Let \(\boldsymbol{\beta}\) be a vector of coefficients used in logistic regression and among them \(\beta_{1}\) is a coefficient associated with an exposure variable of interest taking a value of \(x_{0}\) as baseline level and \(x_{1}\) as comparative level. Then we can represent the adjusted relative risk as a function of \(\boldsymbol{\beta}\) conditional on \(\mathbf{Z} = \mathbf{z}\):
\[g(\boldsymbol{\beta}) = \frac{1 + \exp(-\beta_{0} - \beta_{1} x_{0} - \boldsymbol{\beta}^{T}_{2:p} \mathbf{z}) }{ 1 + \exp (-\beta_{0} - \beta_{1} x_{1} - \boldsymbol{\beta}^{T}_{2:p} \mathbf{z}) }\]

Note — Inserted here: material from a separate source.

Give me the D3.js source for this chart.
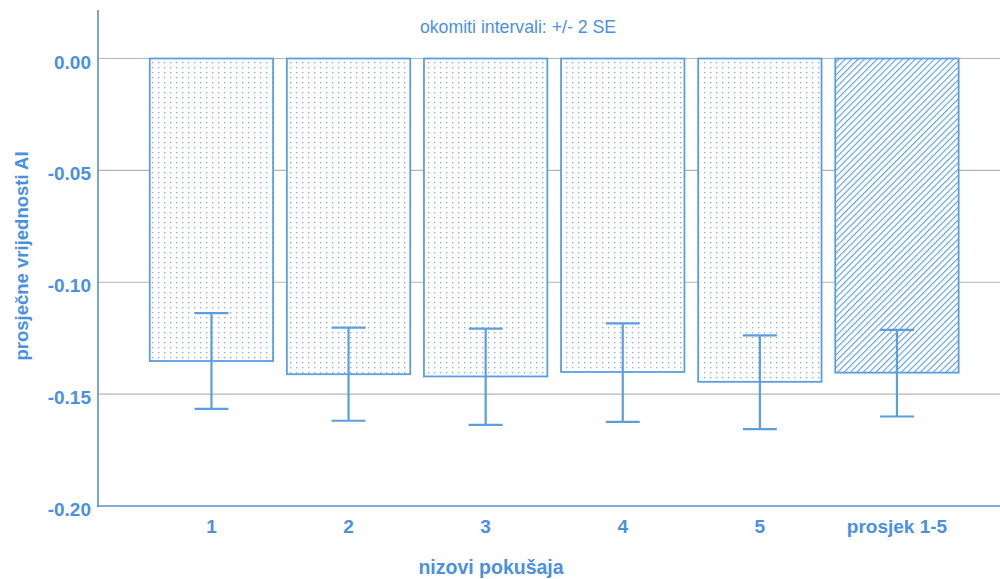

Then by Delta method, \[var[g(\boldsymbol{\beta})] = \left\{\frac{\partial g(\boldsymbol{\beta})}{\partial \boldsymbol{\beta}} \right\}^{T} var(\boldsymbol{\beta}) \left\{\frac{\partial g(\boldsymbol{\beta})}{\partial \boldsymbol{\beta}} \right\}\] Note that \(\frac{\partial g(\boldsymbol{\beta})}{\partial \boldsymbol{\beta}}\) is \(p \times 1\) and \(var(\boldsymbol{\beta})\) is \(p \times p\), so \(var[g(\boldsymbol{\beta})]\) is a scalar value.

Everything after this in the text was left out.